On Hearing Notes Composed in Mourning

I attended a concert of classical music this evening. The final piece, “Ode to Lord Buckley,” composed by David Amram, was written after the death of the titular entertainer. Amram knew him well. What follows is a scant account of the performance’s sublimity, composed by myself.

The saxophonist scoops notes penned in memoriam and hurls them high into the air. They hang there—weightless—until Vagitanus spikes them hard on the back and into my ears like cold wind to my eyes. Remember to breathe. I push at still-forming droplets from the pink creases. The notes are for a life passed, a friend of the composer, we were told by the saxophonist’s introduction just a moment before the pianist pressed deeply into wires by way of ivory. Had I not known, would I have been so moved?

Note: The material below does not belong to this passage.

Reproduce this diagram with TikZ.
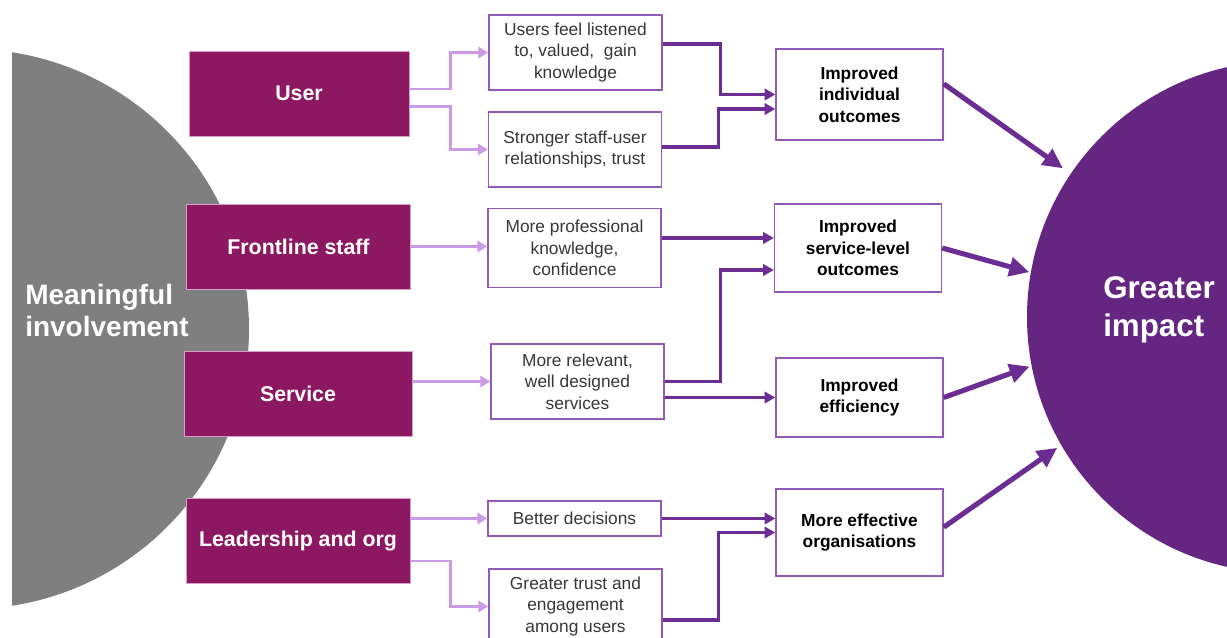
\documentclass[tikz,border=0pt]{standalone}
\usepackage{fontspec}
\setmainfont{Liberation Sans}
\usetikzlibrary{arrows.meta}

\begin{document}
\begin{tikzpicture}[x=0.75pt,y=-0.75pt,
  srcbox/.style={shape=rectangle,draw=imp_srcedge,line width=0.6pt,fill=imp_src,text=white,font=\fontsize{16}{19}\selectfont\bfseries,minimum width=168pt,minimum height=63.75pt,inner sep=0pt},
  midbox/.style={shape=rectangle,draw=imp_edge,line width=1.1pt,fill=white,text=imp_txt,font=\fontsize{13}{16}\selectfont,align=center,minimum width=129.75pt,minimum height=56.25pt,inner sep=0pt},
  outbox/.style={shape=rectangle,draw=imp_edge,line width=1.1pt,fill=white,text=black,font=\fontsize{13}{16}\selectfont\bfseries,align=center,minimum width=125.25pt,inner sep=0pt},
  lite/.style={draw=imp_lite,line width=2.2pt,-{Triangle[length=7.5pt,width=8.5pt]}},
  dark/.style={draw=imp_dark,line width=2.6pt,-{Triangle[length=8pt,width=8.5pt]}},
  bigarrow/.style={draw=imp_dark,line width=3.8pt,-{Triangle[length=15pt,width=14pt]}}]
\definecolor{imp_src}{RGB}{139,24,96}
\definecolor{imp_srcedge}{RGB}{215,160,200}
\definecolor{imp_edge}{RGB}{145,90,185}
\definecolor{imp_txt}{RGB}{55,55,55}
\definecolor{imp_lite}{RGB}{204,155,230}
\definecolor{imp_dark}{RGB}{107,45,145}
\definecolor{imp_grey}{RGB}{127,127,127}
\definecolor{imp_circle}{RGB}{100,38,128}
\useasboundingbox (0,0) rectangle (1227,637);
% involvement half disc
\begin{scope}
\clip (12,0) rectangle (400,637);
\fill[imp_grey] (-31,329) circle[radius=280];
\end{scope}
\node[anchor=west,align=left,inner sep=0pt,text=white,font=\fontsize{21}{24}\selectfont\bfseries] (meaning) at (25,310) {Meaningful\\involvement};
\node[shape=circle,fill=imp_circle,minimum size=384pt,inner sep=0pt] (impact) at (1283,317) {};
\node[anchor=west,align=left,inner sep=0pt,text=white,font=\fontsize{23.5}{28.5}\selectfont\bfseries] (impacttxt) at (1103,310) {Greater\\impact};
\node[srcbox,minimum width=165pt] (user) at (299,93.5) {User};
\node[srcbox] (front) at (298.5,246.5) {Frontline staff};
\node[srcbox,minimum width=171pt] (serv) at (298,394) {Service};
\node[srcbox] (lead) at (298,541) {Leadership and org};
\node[midbox] (feel) at (575.5,52.5) {Users feel listened\\to, valued,~ gain\\knowledge};
\node[midbox] (strong) at (575,149.5) {Stronger staff-user\\relationships, trust};
\node[midbox,minimum height=59.25pt] (prof) at (574.5,248) {More professional\\knowledge,\\confidence};
\node[midbox] (relev) at (577.5,381.5) {More relevant,\\well designed\\services};
\node[midbox,minimum height=26.25pt] (decis) at (574.5,518.5) {Better decisions};
\node[midbox] (trust) at (575.5,606.5) {Greater trust and\\engagement\\among users};
\node[outbox,minimum height=68.25pt] (indiv) at (859.5,94.5) {Improved\\individual\\outcomes};
\node[outbox,minimum height=66pt] (servlev) at (858,248) {Improved\\service-level\\outcomes};
\node[outbox,minimum height=59.25pt] (effic) at (859.5,397.5) {Improved\\efficiency};
\node[outbox,minimum height=65.25pt] (orgs) at (859.5,532.5) {More effective\\organisations};
\draw[lite] ([yshift=3.4pt]user.east) -- ++(41,0) |- (feel.west);
\draw[lite] ([yshift=-10pt]user.east) -- ++(41,0) |- (strong.west);
\draw[lite] (front.east) -- (front.east -| prof.west);
\draw[lite] (serv.east |- relev.west) -- (relev.west);
\draw[lite] (lead.east |- decis.west) -- (decis.west);
\draw[lite] ([yshift=-15pt]lead.east) -- ++(40,0) |- (trust.west);
\draw[dark] ([yshift=6.4pt]feel.east) -- ++(58,0) |- (indiv.west);
\draw[dark] ([yshift=1.9pt]strong.east) -- ++(56,0) |- ([yshift=-10.9pt]indiv.west);
\draw[dark] ([yshift=7.5pt]prof.east) |- ([yshift=7.5pt]servlev.west);
\draw[dark] (relev.east) -- ++(56,0) |- ([yshift=-16.5pt]servlev.west);
\draw[dark] ([yshift=-12pt]relev.east) |- (effic.west);
\draw[dark] (decis.east) -- (decis.east -| orgs.west);
\draw[dark] ([yshift=-10pt]trust.east) -- ++(56,0) |- (orgs.west);
\draw[bigarrow,shorten >=7pt] ([yshift=8pt]indiv.east) -- (impact.146);
\draw[bigarrow,shorten >=1pt] (servlev.east) -- (impact.170);
\draw[bigarrow,shorten >=1.5pt] (effic.east) -- (impact.191);
\draw[bigarrow,shorten >=3.5pt] ([yshift=4pt]orgs.east) -- (impact.210);
\end{tikzpicture}
\end{document}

My mind could not rationalize the crashing emotionality of my bodily response. When I was able to apply a grain of logic to the moment, I understood a truth I have known but left unnamed for these three decades. Art begot of death fills me with passions that swell and edge and breach to a pulsating meniscus then linger there but briefly before they breach the confines of their boundaries and find refuge in the spillways of my sinew. Play on, music of mourning! T’were though mortality existed solely to conceive your sweet countenance. If I could listen eternally, I would sacrifice myself to lend you but one movement more.

This, if only this, I was reminded in that hallowed hall of music: I have a soul and it is tender.